Discuss any disclosures with your line manager or MDT.

  • Make sure you know who is your trust’s:
      • adult safeguarding lead
      • child safeguarding lead
      • Multi Agency Risk Assessment Conference (MARAC) representative
      • local DVA.
  • Follow local safeguarding procedures for any immediate risks of harm.
  • Keep the mother informed about what is happening.

What about false allegations?

Many DVA incidents go unreported, and false accusations of DVA are rare. This applies to all types of DVA. Therefore, you should take any disclosure of abuse seriously; being disbelieved can be distressing and damaging.

Confidentiality and consent to inform and involve others

Once the family structure has been explored and mapped with the mother, it is important to seek consent from the mother about who can be involved and informed about her care, and how much information can be shared (full, partial or no information).

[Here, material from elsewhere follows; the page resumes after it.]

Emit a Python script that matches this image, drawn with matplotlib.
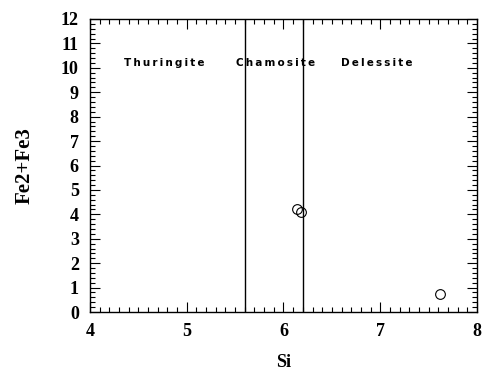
import matplotlib
matplotlib.use("Agg")
import matplotlib.pyplot as plt
from matplotlib.ticker import MultipleLocator

# Chlorite composition data
si = [6.14, 6.18, 7.62]
fe_total = [4.23, 4.08, 0.72]

# Field boundaries (Si) and field names
boundaries = [5.6, 6.2]
field_names = ["Thuringite", "Chamosite", "Delessite"]
field_x = [4.77, 5.92, 6.96]
field_y = 10.2

fig = plt.figure(figsize=(4.83, 3.71), dpi=100)
ax = fig.add_axes([0.1863, 0.159, 0.8013, 0.7898])

ax.set_xlim(4, 8)
ax.set_ylim(0, 12)

for b in boundaries:
    ax.axvline(b, color="black", lw=1.0)

ax.plot(si, fe_total, linestyle="none", marker="o", markersize=7,
        markerfacecolor="none", markeredgecolor="black", markeredgewidth=0.8)

for name, x in zip(field_names, field_x):
    spaced = "\u2009".join(name)
    ax.text(x, field_y, spaced, ha="center", va="center", fontsize=7.5,
            fontweight="bold", family="DejaVu Sans")

ax.xaxis.set_major_locator(MultipleLocator(1))
ax.xaxis.set_minor_locator(MultipleLocator(0.1))
ax.yaxis.set_major_locator(MultipleLocator(1))
ax.yaxis.set_minor_locator(MultipleLocator(0.2))
ax.tick_params(which="both", direction="in", top=True, right=True, width=0.8)
ax.tick_params(which="major", length=7)
ax.tick_params(which="minor", length=3.5)
ax.tick_params(axis="x", which="major", pad=8)
ax.tick_params(axis="y", which="major", pad=8)

for lab in ax.get_xticklabels() + ax.get_yticklabels():
    lab.set_family("Liberation Serif")
    lab.set_fontweight("bold")
    lab.set_fontsize(13)

for sp in ax.spines.values():
    sp.set_linewidth(1.0)

ax.set_xlabel("Si", family="Liberation Serif", fontweight="bold",
              fontsize=13, labelpad=10)
ax.set_ylabel("Fe2+Fe3", family="Liberation Serif", fontweight="bold",
              fontsize=15, labelpad=19)

fig.savefig("out.png", dpi=100)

These decisions also need to be clearly documented in the mother’s notes.

Actions to consider

Services should:

  • assess the mother’s capacity to consent to sharing information. If she does not have capacity, then follow local safeguarding and Mental Capacity Act policies. A clinical decision will need to be made about whether it is in the mother’s and baby’s best interests to involve others
  • fulfil the duty to share specific information relating to the baby’s care and wellbeing with the other parent, if there is shared parental responsibility for the baby. This may be particularly important if the mother’s mental health disorder is affecting her ability to provide care for the baby
  • once consent has been provided to make contact and/or share information, ensure this is done.

Services could:

  • consider whether generic information can be shared without breaching confidentiality, if consent is not given to share specific details. For example, if a mother does not want information about her health or care to be shared with her partner or family member, can general information be provided on mental health disorders?
  • check whether there is an advance decision in place about who should be involved and how, if the mother’s current capacity or decision-making is impaired
  • encourage the mother to make an advance decision about involving others if she is currently well enough, which may be helpful if her symptoms deteriorate or she becomes unwell again in the future
  • be aware that if a mother is experiencing delusions these may involve her partner or other family members. This may result in her refusing contact or consent from them to be involved in her care. Although this can be very upsetting and destabilising for the family, the mother’s wishes should be adhered to, subject to any advance decisions. Safeguarding policies must be complied with at all times. It may take some time to establish whether the mother’s concerns about a family member are due to a delusion or a reality. The partner or family member may feel excluded and under suspicion. Take care to sensitively gain objective perspectives, where possible
  • hold the whole family in mind when developing care plans, even if the mother has not consented for the family to be directly involved. The care plan may have implications for the family, such as planning leave or discharge back home. Discuss with the mother whether and how to involve the family for these aspects of the care plan
  • check consent decisions periodically, because consent is a dynamic process and feelings about others may change over the course of the mother’s contact with services.

Parental responsibility (PR)

Always prioritise safeguarding. Escalate concerns and consult with relevant legal departments within the trust.

  • Some partners may not have PR. For example, where the baby’s birth has not yet been registered and the couple are not married or in a civil partnership, the father does not have PR. Stepparents may be at home with older children, without PR for those children.
  • In some families both parents have PR but disagree about the child’s best interests. For example, parents may be separating and a father with PR may refuse permission for the child to be admitted to a MBU.
  • Sometimes it is necessary to override the wishes of parents with PR even if they agree with each other. For example, a partner who is on the sex offenders register may not be allowed to visit a mother and baby in an MBU, despite the wishes of both parents.